We all know the standard signs of a phishing email: bad spelling, urgent demands, and sketchy-looking “.com” web addresses. But as everyday internet users have gotten smarter, cybercriminals have had to get far more creative.
As a new report from cybersecurity firm Infoblox points out, “Phishing email campaigns are so common that it takes something fundamentally different to stand out.” Recently, threat actors have found that “something different.” They have figured out how to hijack the very infrastructure of the internet—a hidden domain space known as .arpa—to sneak past standard security alarms and deliver malicious scams right to your inbox.
To the average victim, the attack doesn’t look like a complex cyber threat. It usually arrives as an email impersonating a major, trusted brand like Lowe’s, Kroger, Macy’s, or Norton. The email might promise a “free holiday gift,” a premium meat box, or warn that a security subscription has expired.

The entire email is usually just a single, clickable image. By hiding the link inside a picture, the attackers ensure the victim never sees the bizarre web address they are about to visit.
If you click that image, you aren’t taken to a normal website ending in .com or .org. Instead, you are sent to a massive string of random letters and numbers ending in .ip6.arpa.
To understand why this is so dangerous, you have to understand what the .arpa domain is. Unlike consumer-facing websites, .arpa is strictly meant for the internet’s background plumbing. It is used by network operators for “reverse DNS”—essentially the internet’s internal phonebook that maps IP addresses back to domain names. It was never designed to host actual websites.

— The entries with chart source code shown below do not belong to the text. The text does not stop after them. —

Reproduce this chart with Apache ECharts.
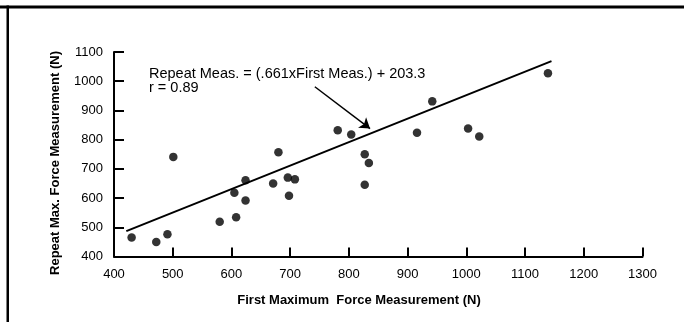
<!DOCTYPE html>
<html>
<head>
<meta charset="utf-8">
<script src="https://cdn.jsdelivr.net/npm/echarts@6/dist/echarts.min.js"></script>
<style>
html,body{margin:0;padding:0;background:#fff;}
#c{width:684px;height:322px;}
</style>
</head>
<body>
<div id="c"></div>
<script>
// Data
const firstForce = [430, 472, 491, 501, 580, 605, 608, 624, 624, 671, 680, 696, 698, 708, 781, 804, 827, 827, 834, 916, 942, 1003, 1022, 1139];
const repeatForce = [465, 450, 476, 741, 519, 618, 534, 661, 592, 650, 757, 670, 608, 664, 832, 818, 750, 646, 720, 824, 931, 838, 811, 1027];
const fitLineX = [421, 1145];
const fitLineY = [487, 1069];
const arrowFrom = [742, 981];
const arrowTo = [836, 838];
const xTicks = [400, 500, 600, 700, 800, 900, 1000, 1100, 1200, 1300];
const yTicks = [400, 500, 600, 700, 800, 900, 1000, 1100];
const annotationLines = ['Repeat Meas. = (.661xFirst Meas.) + 203.3', 'r = 0.89'];
const xName = 'First Maximum  Force Measurement (N)';
const yName = 'Repeat Max. Force Measurement (N)';

const points = firstForce.map((x, i) => [x, repeatForce[i]]);
const fitLine = fitLineX.map((x, i) => [x, fitLineY[i]]);

const font = '"Liberation Sans", Arial, Helvetica, sans-serif';
const chart = echarts.init(document.getElementById('c'), null, {renderer: 'canvas'});
chart.setOption({
  backgroundColor: '#fff',
  animation: false,
  grid: {left: 114, right: 41.5, top: 52, bottom: 65.5, containLabel: false},
  xAxis: {
    type: 'value', min: xTicks[0], max: xTicks[xTicks.length - 1], interval: 100,
    axisLine: {show: true, onZero: false, lineStyle: {color: '#000', width: 2}},
    axisTick: {show: true, inside: true, length: 9, lineStyle: {color: '#000', width: 2}},
    axisLabel: {color: '#000', fontSize: 13, fontFamily: font, margin: 11, formatter: v => String(v)},
    splitLine: {show: false}
  },
  yAxis: {
    type: 'value', min: yTicks[0], max: yTicks[yTicks.length - 1], interval: 100,
    axisLine: {show: true, onZero: false, lineStyle: {color: '#000', width: 2}},
    axisTick: {show: true, inside: true, length: 10, lineStyle: {color: '#000', width: 2}},
    axisLabel: {color: '#000', fontSize: 13, fontFamily: font, margin: 11, formatter: v => String(v)},
    splitLine: {show: false}
  },
  graphic: [
    {type: 'rect', shape: {x: 0, y: 5.5, width: 684, height: 3}, style: {fill: '#000'}},
    {type: 'rect', shape: {x: 6.5, y: 5.5, width: 2.5, height: 330}, style: {fill: '#000'}},
    {type: 'text', x: 149, y: 67, style: {text: annotationLines.join('\n'), font: '14.5px ' + font, fill: '#000', lineHeight: 14}},
    {type: 'text', x: 359, y: 300, style: {text: xName, font: 'bold 13px ' + font, fill: '#000', align: 'center', verticalAlign: 'middle'}},
    {type: 'text', x: 55, y: 163, rotation: Math.PI / 2, style: {text: yName, font: 'bold 13px ' + font, fill: '#000', align: 'center', verticalAlign: 'middle'}}
  ],
  series: [
    {
      type: 'line', data: fitLine, symbol: 'none', silent: true,
      lineStyle: {color: '#000', width: 2}
    },
    {
      type: 'scatter', data: points, symbol: 'circle', symbolSize: 8.5,
      itemStyle: {color: '#000'},
      markLine: {
        silent: true, symbol: ['none', 'arrow'], symbolSize: 10,
        lineStyle: {color: '#000', width: 1.5, type: 'solid'},
        label: {show: false},
        data: [[{coord: arrowFrom}, {coord: arrowTo}]]
      }
    }
  ]
});
</script>
</body>
</html>
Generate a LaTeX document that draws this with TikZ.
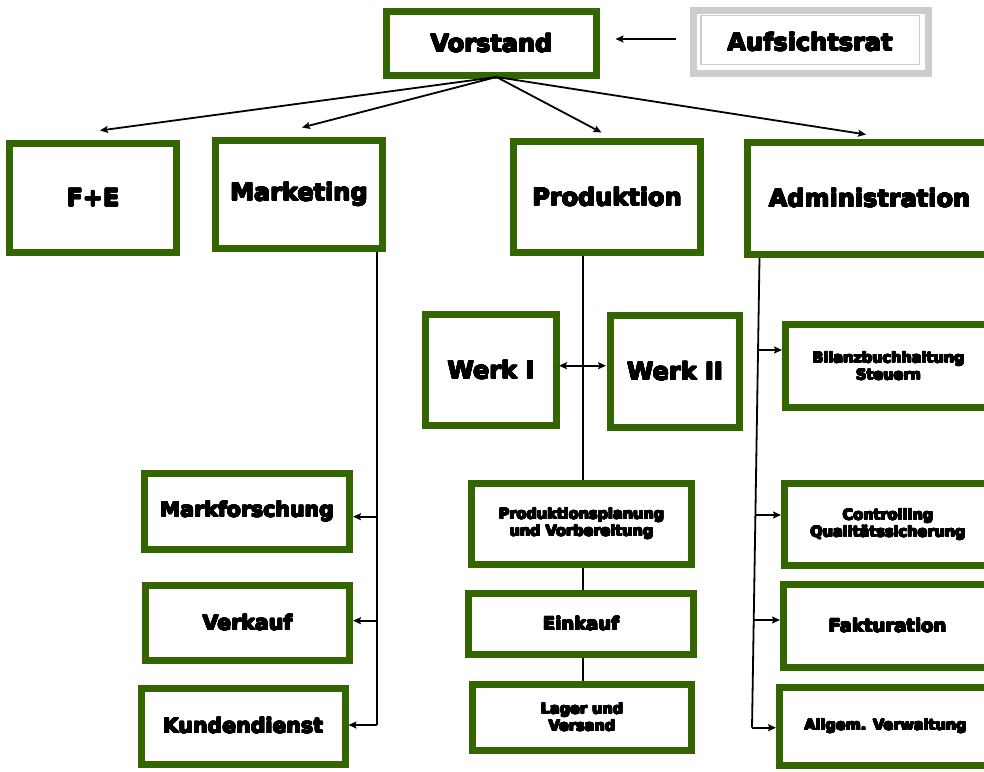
\documentclass[tikz,border=0pt]{standalone}
\usepackage{fontspec}
\usepackage{contour}
\contourlength{0.55pt}
\contournumber{16}
\newfontfamily\blk{DejaVu Sans Bold}
\newcommand\hv[1]{\contour{black}{#1}}
\usetikzlibrary{arrows.meta,backgrounds}
\definecolor{grn}{HTML}{336600}
\definecolor{lgr}{HTML}{CCCCCC}
\begin{document}
\begin{tikzpicture}[x=1pt,y=-1pt,
  box/.style={draw=grn,line width=7pt,fill=white,inner sep=0pt,align=center},
  fbig/.style={font=\blk\fontsize{24}{28}\selectfont},
  fmid/.style={font=\blk\fontsize{20.5}{24}\selectfont},
  fsm/.style={font=\blk\fontsize{18}{21}\selectfont},
  fxs/.style={font=\blk\fontsize{14.5}{17}\selectfont},
  ln/.style={line width=1.8pt,black},
  arr/.style={line width=1.8pt,black,-{Stealth[length=8pt,width=7pt,inset=1.5pt]}},
  darr/.style={line width=1.8pt,black,{Stealth[length=8pt,width=7pt,inset=1.5pt]}-{Stealth[length=8pt,width=7pt,inset=1.5pt]}}]
\useasboundingbox (0,0) rectangle (984,771);
\clip (0,0) rectangle (984,771);

% top level
\node[box,fbig,minimum width=210pt,minimum height=64pt] (vorstand) at (491.5,43.5) {\hv{Vorstand}};
\node[draw=lgr,line width=7pt,fill=white,inner sep=0pt,minimum width=235pt,minimum height=63pt] (aufs) at (811,42) {};
\node[draw=lgr,line width=1.5pt,inner sep=0pt,minimum width=218.5pt,minimum height=49pt] (aufsin) at (810.25,40) {};
\node[fbig] (aufstxt) at (810,42) {\hv{Aufsichtsrat}};

% second level
\node[box,fbig,minimum width=167pt,minimum height=109pt] (fe) at (93,198) {\hv{F+E}};
\node[box,fbig,minimum width=167pt,minimum height=108pt] (mkt) at (299,194.5) {\hv{Marketing}};
\node[box,fbig,minimum width=187pt,minimum height=111pt] (prod) at (607,197) {\hv{Produktion}};
\node[box,fbig,minimum width=244pt,minimum height=112.5pt] (admin) at (869.5,198.25) {\hv{Administration}};

% Werke
\node[box,fbig,minimum width=131pt,minimum height=111pt] (werk1) at (491,370) {\hv{Werk I}};
\node[box,fbig,minimum width=129pt,minimum height=112pt] (werk2) at (675,371.5) {\hv{Werk II}};

% Marketing column
\node[box,fmid,minimum width=205pt,minimum height=76pt] (markf) at (247,511.5) {\hv{Markforschung}};
\node[box,fmid,minimum width=204pt,minimum height=75pt] (verkauf) at (247.5,623) {\hv{Verkauf}};
\node[box,fmid,minimum width=204pt,minimum height=76pt] (kunden) at (243,726) {\hv{Kundendienst}};

% Produktion column
\node[box,fxs,minimum width=220pt,minimum height=80.7pt] (pp) at (581.5,524) {\hv{Produktionsplanung}\\\hv{und Vorbereitung}};
\node[box,fsm,minimum width=224.7pt,minimum height=60.7pt] (einkauf) at (581,624) {\hv{Einkauf}};
\node[box,fxs,minimum width=219pt,minimum height=66pt] (lager) at (582,717.3) {\hv{Lager und}\\\hv{Versand}};

% Administration column
\node[box,fxs,minimum width=206pt,minimum height=83pt] (bilanz) at (888.5,366) {\hv{Bilanzbuchhaltung}\\\hv{Steuern}};
\node[box,fxs,minimum width=207pt,minimum height=82pt] (contr) at (888,524.7) {\hv{Controlling}\\\hv{Qualitätssicherung}};
\node[box,fsm,minimum width=208pt,minimum height=83pt] (fakt) at (887.5,626) {\hv{Fakturation}};
\node[box,fxs,minimum width=212pt,minimum height=78pt] (allg) at (885.5,726.7) {\hv{Allgem. Verwaltung}};

% coordinates
\coordinate (vb) at (496.5,77);
\coordinate (mkb) at (377.3,725);
\coordinate (m1) at (377.3,516.7);
\coordinate (m2) at (377.3,620.7);
\coordinate (a1) at (758.0,350);
\coordinate (a2) at (755.4,515);
\coordinate (a3) at (753.7,620);
\coordinate (a4) at (752.0,727.7);

% connectors behind boxes
\begin{scope}[on background layer]
\fill[white] (0,0) rectangle (984,771);
\draw[ln] ([xshift=-24.3pt]prod.south) -- ([xshift=1.2pt]pp.north);
\draw[ln] ([xshift=1.2pt]pp.south) -- ([xshift=1.7pt]einkauf.north);
\draw[ln] ([xshift=1.7pt]einkauf.south) -- ([xshift=0.7pt]lager.north);
\draw[ln] ([xshift=78.3pt]mkt.south) -- (mkb);
\draw[ln] ([xshift=-110pt]admin.south) -- (a4);
\end{scope}

% arrows
\draw[arr] (vb) -- ([xshift=7pt,yshift=9.5pt]fe.north);
\draw[arr] (vb) -- ([xshift=3pt,yshift=9.5pt]mkt.north);
\draw[arr] (vb) -- ([xshift=-5.5pt,yshift=5.5pt]prod.north);
\draw[arr] (vb) -- ([xshift=-3.5pt,yshift=4pt]admin.north);
\draw[arr] ([xshift=-14.5pt,yshift=3pt]aufs.west) -- ([xshift=15.5pt,yshift=4.5pt]vorstand.east);
\draw[darr] ([xshift=-1pt,yshift=4.3pt]werk1.east) -- ([xshift=-1pt,yshift=5.8pt]werk2.west);

\draw[arr] (m1) -- (markf.east |- m1);
\draw[arr] (m2) -- (verkauf.east |- m2);
\draw[arr] (mkb) -- (kunden.east |- mkb);

\draw[arr] (a1) -- (bilanz.west |- a1);
\draw[arr] (a2) -- (contr.west |- a2);
\draw[arr] (a3) -- (fakt.west |- a3);
\draw[arr] (a4) -- (allg.west |- a4);
\end{tikzpicture}
\end{document}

Because .arpa is a critical part of how the internet functions, security scanners and firewalls typically ignore it. They assume anything ending in .arpa is safe, background traffic.
The Infoblox researchers highlight exactly why this is a nightmare for defenders: “The abuse of the .arpa TLD is novel in that it weaponizes infrastructure that is implicitly trusted and essential for network operations.”
To pull this off, the attackers use free “IPv6 tunnels”—services designed to help older internet networks talk to newer ones. By claiming a block of these free IP addresses, the hackers trick domain providers into giving them administrative control over the corresponding .arpa domains. From there, they can point these trusted infrastructure domains toward servers hosting their fake “free gift” websites.
Even if a security researcher spots the malicious link, the hackers have another trick up their sleeve. When someone clicks the link, they are sent through a “Traffic Distribution System” (TDS).
Think of a TDS as a digital bouncer. It quickly analyzes the visitor’s traffic. If the bouncer sees that the visitor is using a mobile phone on a home Wi-Fi network (the ideal target), it sends them to the malicious scam page. If the bouncer suspects the visitor is a security researcher using a corporate computer, it simply shows an error page or redirects them to a harmless site like TikTok.
The report also uncovered that these same attackers are using a second sneaky tactic: hijacking “dangling” domains.
When a major company, university, or government agency abandons a subdomain (like account.university.edu) but forgets to delete the backend internet records, hackers can swoop in and claim it. Infoblox found over 100 instances where hackers were using the trusted names of local newspapers, global food brands, and universities to host their phishing sites.
Because traditional security tools struggle to block these .arpa domains without breaking the internet, the first line of defense remains the human element. If you receive an unexpected email promising a free gift, especially if the whole email is just one big image, do not click it.